** Exercise **
Identify the lines that contain the word "chart", then copy them.
↓↓↓
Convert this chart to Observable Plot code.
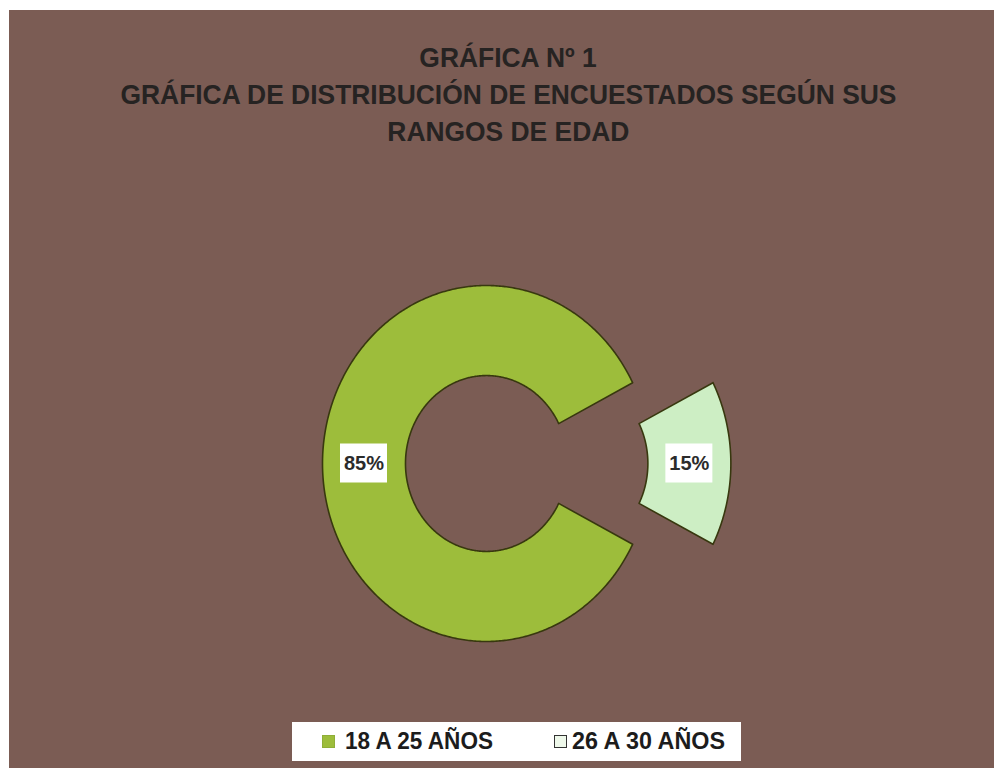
<!DOCTYPE html>
<html>
<head>
<meta charset="utf-8">
<script src="https://cdn.jsdelivr.net/npm/d3@7"></script>
<script src="https://cdn.jsdelivr.net/npm/@observablehq/plot@0.6"></script>
<style>
  html, body { margin: 0; padding: 0; background: #ffffff; }
  #page { position: relative; width: 994px; height: 768px; overflow: hidden;
          font-family: "Liberation Sans", Arial, sans-serif; }
  #frame { position: absolute; left: 9px; top: 10px; right: 0; bottom: 0; background: #7b5c54; }
  .tline { position: absolute; left: 0; width: 1016px; text-align: center;
           font-size: 28px; line-height: 28px; font-weight: bold; color: #262322; white-space: nowrap; }
  .tline span { display: inline-block; transform-origin: 50% 50%; }
  #chart { position: absolute; left: 0; top: 180px; }
  #legend { position: absolute; left: 292px; top: 722px; width: 449px; height: 39px; background: #ffffff; }
  .sw { position: absolute; width: 13px; height: 13px; box-sizing: border-box; }
  .lt { position: absolute; font-size: 23px; line-height: 23px; font-weight: bold; color: #1c1c1c;
        white-space: nowrap; transform-origin: 0 50%; }
</style>
</head>
<body>
<div id="page">
  <div id="frame"></div>
  <div class="tline" style="top:44px"><span id="t1"></span></div>
  <div class="tline" style="top:81px"><span id="t2"></span></div>
  <div class="tline" style="top:118px"><span id="t3"></span></div>
  <div id="chart"></div>
  <div id="legend"></div>
</div>
<script>
// ---- data ----
const titleLines = ["GRÁFICA Nº 1", "GRÁFICA DE DISTRIBUCIÓN DE ENCUESTADOS SEGÚN SUS", "RANGOS DE EDAD"];
const categories = ["18 A 25 AÑOS", "26 A 30 AÑOS"];
const values = [85, 15];
const valueLabels = ["85%", "15%"];

// ---- styles / layout ----
const sliceColors = ["#9dbd3b", "#cdeec4"];
const outlineColor = "#38380f";
const explodeBy = [0, 0.49];           // radial offset of each slice, in radius units
const innerRatio = 0.494;
const W = 994, H = 535;
const cx = 486, cy = 283;               // centre of the ring in svg pixels
const pxX = 164, pxY = 178;             // pixels per radius unit (x, y)

// ---- title ----
["t1","t2","t3"].forEach((id, i) => { document.getElementById(id).textContent = titleLines[i]; });
const t2 = document.getElementById("t2");
const k = 776 / t2.getBoundingClientRect().width;
["t1","t2","t3"].forEach(id => { document.getElementById(id).style.transform = `scaleX(${k})`; });

// ---- geometry from data ----
const total = d3.sum(values);
const startA = Math.PI / 2 + Math.PI * values[1] / total;
const arcs = d3.pie().sort(null).startAngle(startA).endAngle(startA + 2 * Math.PI)(values);

const rows = [];
const labelRows = [];
arcs.forEach((a, i) => {
  const mid = (a.startAngle + a.endAngle) / 2;
  const ox = Math.sin(mid) * explodeBy[i], oy = Math.cos(mid) * explodeBy[i];
  const n = Math.ceil((a.endAngle - a.startAngle) / 0.01);
  const pts = [];
  for (let j = 0; j <= n; j++) {
    const t = a.startAngle + (a.endAngle - a.startAngle) * j / n;
    pts.push({ cat: categories[i], x: ox + Math.sin(t), y: oy + Math.cos(t) });
  }
  for (let j = n; j >= 0; j--) {
    const t = a.startAngle + (a.endAngle - a.startAngle) * j / n;
    pts.push({ cat: categories[i], x: ox + innerRatio * Math.sin(t), y: oy + innerRatio * Math.cos(t) });
  }
  pts.push({ ...pts[0] });
  rows.push(pts);
  const rm = (1 + innerRatio) / 2;
  labelRows.push({ text: valueLabels[i], x: ox + rm * Math.sin(mid), y: oy + rm * Math.cos(mid) });
});

const hw = 23.5 / pxX, hh = 19.5 / pxY;

const chart = Plot.plot({
  width: W, height: H, margin: 0,
  x: { domain: [-cx / pxX, (W - cx) / pxX], axis: null },
  y: { domain: [-(H - cy) / pxY, cy / pxY], axis: null },
  style: { background: "transparent", overflow: "visible" },
  marks: [
    ...rows.map((pts, i) => Plot.line(pts, {
      x: "x", y: "y", fill: sliceColors[i], stroke: outlineColor, strokeWidth: 1.6, curve: "linear"
    })),
    Plot.rect(labelRows, {
      x1: d => d.x - hw, x2: d => d.x + hw, y1: d => d.y - hh, y2: d => d.y + hh, fill: "#ffffff"
    }),
    Plot.text(labelRows, {
      x: "x", y: "y", text: "text", fontSize: 20, fontWeight: "bold", fill: "#2b2b2b",
      fontFamily: "Liberation Sans, Arial, sans-serif"
    })
  ]
});
document.getElementById("chart").appendChild(chart);

// ---- legend ----
const legend = document.getElementById("legend");
const swX = [30, 262], txX = [53, 280], txW = [148, 153];
categories.forEach((c, i) => {
  const sw = document.createElement("div");
  sw.className = "sw";
  sw.style.left = swX[i] + "px";
  sw.style.top = "13px";
  sw.style.background = i === 0 ? sliceColors[0] : "#eef8ea";
  sw.style.border = i === 0 ? "1px solid #8fae38" : "1.5px solid #333";
  legend.appendChild(sw);
  const t = document.createElement("div");
  t.className = "lt";
  t.textContent = c;
  t.style.left = txX[i] + "px";
  t.style.top = "8px";
  legend.appendChild(t);
  const s = txW[i] / t.getBoundingClientRect().width;
  t.style.transform = `scaleX(${s})`;
});
</script>
</body>
</html>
↑↑↑
** Output for this exercise **
Convert this chart to Observable Plot code.
  #chart { position: absolute; left: 0; top: 180px; }
  <div id="chart"></div>
const chart = Plot.plot({
document.getElementById("chart").appendChild(chart);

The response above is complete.